No entanto, o desenvolvimento tecnológico chinês rapidamente crescente vai limitar os danos causados por suas vulnerabilidades econômicas. Não faz muito tempo, os avanços na tecnologia de comunicações empoderavam o indivíduo às expensas do Estado. O crescente acesso global à internet permitia aos usuários encontrar informações de uma variedade inusitada de fontes e se comunicar entre eles em tempo real, entre diferentes países e em todo o mundo.
Nos últimos dez anos, porém, essa tendência vem perdendo espaço para a chamada “revolução dos dados”, que permite que governos autoritários e as maiores empresas mundiais de tecnologia coletem os volumes de dados que produzimos no mundo digital, para descobrir muito mais sobre quem somos, o que queremos e o que estamos fazendo para consegui-lo.
A China possui vantagens grandes e duradouras nessa área. Suas empresas têm dado provas de sofisticação crescente não apenas no comércio digital, mas no reconhecimento facial e de voz, algo que um país autoritário pode desenvolver com muito menos obstáculos do que seria o caso em um sistema que limita a concentração de poder político.
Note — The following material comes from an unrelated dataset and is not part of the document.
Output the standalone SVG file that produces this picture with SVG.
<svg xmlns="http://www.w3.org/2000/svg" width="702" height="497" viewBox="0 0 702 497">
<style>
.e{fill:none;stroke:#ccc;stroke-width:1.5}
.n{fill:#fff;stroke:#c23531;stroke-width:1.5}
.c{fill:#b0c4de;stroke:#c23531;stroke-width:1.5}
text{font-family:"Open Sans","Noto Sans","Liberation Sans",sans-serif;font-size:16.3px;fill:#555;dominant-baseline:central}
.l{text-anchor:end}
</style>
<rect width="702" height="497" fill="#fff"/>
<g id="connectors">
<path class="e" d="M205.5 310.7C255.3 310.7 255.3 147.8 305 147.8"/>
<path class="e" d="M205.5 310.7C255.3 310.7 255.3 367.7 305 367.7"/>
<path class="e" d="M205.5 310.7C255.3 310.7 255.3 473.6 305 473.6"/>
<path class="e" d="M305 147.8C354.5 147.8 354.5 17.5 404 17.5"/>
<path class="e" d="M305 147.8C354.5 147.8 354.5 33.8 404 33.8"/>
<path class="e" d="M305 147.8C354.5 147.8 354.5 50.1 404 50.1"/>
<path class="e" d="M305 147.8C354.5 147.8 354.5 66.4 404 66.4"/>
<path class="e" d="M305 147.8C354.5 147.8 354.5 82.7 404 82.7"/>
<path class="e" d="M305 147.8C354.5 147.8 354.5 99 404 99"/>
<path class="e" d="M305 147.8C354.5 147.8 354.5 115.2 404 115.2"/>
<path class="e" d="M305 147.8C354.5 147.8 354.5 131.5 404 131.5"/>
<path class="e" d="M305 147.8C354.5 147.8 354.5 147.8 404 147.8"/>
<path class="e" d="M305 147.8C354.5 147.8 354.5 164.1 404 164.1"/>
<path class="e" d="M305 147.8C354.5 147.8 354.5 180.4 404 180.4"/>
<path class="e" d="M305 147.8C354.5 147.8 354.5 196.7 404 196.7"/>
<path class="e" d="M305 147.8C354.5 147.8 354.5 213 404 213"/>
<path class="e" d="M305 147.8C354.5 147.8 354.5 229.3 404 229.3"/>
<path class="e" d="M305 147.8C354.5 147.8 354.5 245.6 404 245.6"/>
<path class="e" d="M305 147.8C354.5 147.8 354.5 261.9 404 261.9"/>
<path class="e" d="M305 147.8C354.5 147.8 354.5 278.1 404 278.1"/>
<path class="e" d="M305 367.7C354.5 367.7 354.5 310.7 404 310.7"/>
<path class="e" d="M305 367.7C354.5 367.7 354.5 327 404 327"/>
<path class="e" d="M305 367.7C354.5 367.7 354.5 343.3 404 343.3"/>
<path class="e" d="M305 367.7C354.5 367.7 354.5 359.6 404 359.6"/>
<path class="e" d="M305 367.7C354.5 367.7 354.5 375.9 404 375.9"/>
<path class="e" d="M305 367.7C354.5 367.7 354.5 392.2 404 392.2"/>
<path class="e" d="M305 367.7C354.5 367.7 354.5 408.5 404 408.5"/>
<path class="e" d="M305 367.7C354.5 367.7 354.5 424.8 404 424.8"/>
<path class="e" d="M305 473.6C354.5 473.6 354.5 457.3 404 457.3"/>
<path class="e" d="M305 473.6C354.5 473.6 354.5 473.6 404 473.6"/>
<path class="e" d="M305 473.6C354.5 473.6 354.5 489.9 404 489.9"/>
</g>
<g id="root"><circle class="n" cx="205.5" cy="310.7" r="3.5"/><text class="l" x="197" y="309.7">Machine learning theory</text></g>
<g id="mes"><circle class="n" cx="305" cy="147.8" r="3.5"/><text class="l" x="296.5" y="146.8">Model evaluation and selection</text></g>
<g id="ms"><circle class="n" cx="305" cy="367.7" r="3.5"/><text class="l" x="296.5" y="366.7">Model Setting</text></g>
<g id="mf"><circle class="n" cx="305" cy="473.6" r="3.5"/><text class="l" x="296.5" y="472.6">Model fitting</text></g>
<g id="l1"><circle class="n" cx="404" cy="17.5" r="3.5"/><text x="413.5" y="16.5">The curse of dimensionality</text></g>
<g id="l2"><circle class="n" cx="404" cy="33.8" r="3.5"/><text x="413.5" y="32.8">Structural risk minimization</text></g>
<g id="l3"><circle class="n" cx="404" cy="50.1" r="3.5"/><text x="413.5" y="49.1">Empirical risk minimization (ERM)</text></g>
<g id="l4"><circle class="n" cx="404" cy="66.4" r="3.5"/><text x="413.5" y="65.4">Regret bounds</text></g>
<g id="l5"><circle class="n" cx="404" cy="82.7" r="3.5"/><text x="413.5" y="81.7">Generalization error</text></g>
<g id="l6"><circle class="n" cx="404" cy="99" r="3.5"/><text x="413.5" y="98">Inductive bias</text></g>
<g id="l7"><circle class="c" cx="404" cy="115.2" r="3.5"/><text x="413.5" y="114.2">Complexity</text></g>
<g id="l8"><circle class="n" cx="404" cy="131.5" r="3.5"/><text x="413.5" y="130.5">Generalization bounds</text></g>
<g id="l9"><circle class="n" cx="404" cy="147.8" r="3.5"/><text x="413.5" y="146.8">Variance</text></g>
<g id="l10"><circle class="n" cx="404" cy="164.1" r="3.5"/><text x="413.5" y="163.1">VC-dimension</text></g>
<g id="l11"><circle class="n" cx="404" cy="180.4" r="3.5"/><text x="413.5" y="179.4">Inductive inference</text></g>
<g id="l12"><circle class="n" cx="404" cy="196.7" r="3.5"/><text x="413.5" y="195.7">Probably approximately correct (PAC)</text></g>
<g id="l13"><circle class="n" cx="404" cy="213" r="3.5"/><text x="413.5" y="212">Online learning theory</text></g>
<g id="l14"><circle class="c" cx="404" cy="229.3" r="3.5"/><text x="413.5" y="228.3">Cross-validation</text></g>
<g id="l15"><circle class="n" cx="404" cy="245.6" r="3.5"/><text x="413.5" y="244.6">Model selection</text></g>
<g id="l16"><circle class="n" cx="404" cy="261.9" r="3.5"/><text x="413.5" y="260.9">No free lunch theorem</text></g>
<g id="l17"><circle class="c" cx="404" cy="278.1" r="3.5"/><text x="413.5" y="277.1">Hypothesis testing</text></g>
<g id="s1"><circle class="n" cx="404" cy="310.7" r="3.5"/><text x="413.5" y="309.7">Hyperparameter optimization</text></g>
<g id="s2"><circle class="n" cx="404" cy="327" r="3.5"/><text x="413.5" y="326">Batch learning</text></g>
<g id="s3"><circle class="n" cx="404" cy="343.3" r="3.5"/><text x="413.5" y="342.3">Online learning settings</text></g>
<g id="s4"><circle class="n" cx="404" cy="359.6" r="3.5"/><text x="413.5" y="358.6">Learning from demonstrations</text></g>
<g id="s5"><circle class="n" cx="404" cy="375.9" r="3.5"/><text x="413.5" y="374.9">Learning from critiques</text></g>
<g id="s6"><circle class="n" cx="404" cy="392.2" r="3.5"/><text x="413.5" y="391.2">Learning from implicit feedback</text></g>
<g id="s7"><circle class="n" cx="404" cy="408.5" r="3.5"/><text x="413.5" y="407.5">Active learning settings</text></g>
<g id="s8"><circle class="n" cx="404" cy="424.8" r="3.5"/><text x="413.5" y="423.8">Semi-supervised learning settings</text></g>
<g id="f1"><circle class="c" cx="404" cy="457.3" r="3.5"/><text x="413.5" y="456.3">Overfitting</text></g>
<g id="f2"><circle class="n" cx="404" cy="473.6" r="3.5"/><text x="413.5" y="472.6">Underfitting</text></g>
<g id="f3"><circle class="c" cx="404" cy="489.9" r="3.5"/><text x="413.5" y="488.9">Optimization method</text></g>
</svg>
Além disso, o simples tamanho da população chinesa possibilita um banco de dados maior que permite um avanço tecnológico mais rápido.
Mas a maior vantagem tecnológica da China consiste na capacidade do Estado de direcionar empresas de tecnologia para que criem produtos que atendam às necessidades políticas do Estado, na capacidade do Estado de direcionar montanhas de dinheiro a esses projetos de desenvolvimento, de coordenar seu trabalho e de ampliar a influência internacional da China, vendendo tecnologias de vigilância a outros países, tanto estados autoritários quanto democracias, preparados para pagar por produtos que fomentem a segurança nacional —ou pelo menos a segurança da elite governante.
O futuro da China vai depender de mais uma questão importante que é mais imponderável: como Estados Unidos, Europa e Japão vão reagir ao próximo capítulo da China? Por enquanto, a invasão russa da Ucrânia aproximou os parceiros transatlânticos mais que em qualquer momento desde que a Guerra Fria terminou, e o apoio da China à Rússia, por limitada que ainda seja, reforçou as dúvidas ocidentais bem fundamentadas quanto às intenções da política externa chinesa.
Ao mesmo tempo, deve estar claro para os dirigentes em todos os países que a importância da China para a economia globalizada significa que a debilidade do país representa uma vulnerabilidade global. Se os líderes chineses e ocidentais vão conseguir manter esse fator crucial em mente quando administram suas relações em movimento constante pode acabar se mostrando a incógnita mais importante de todas.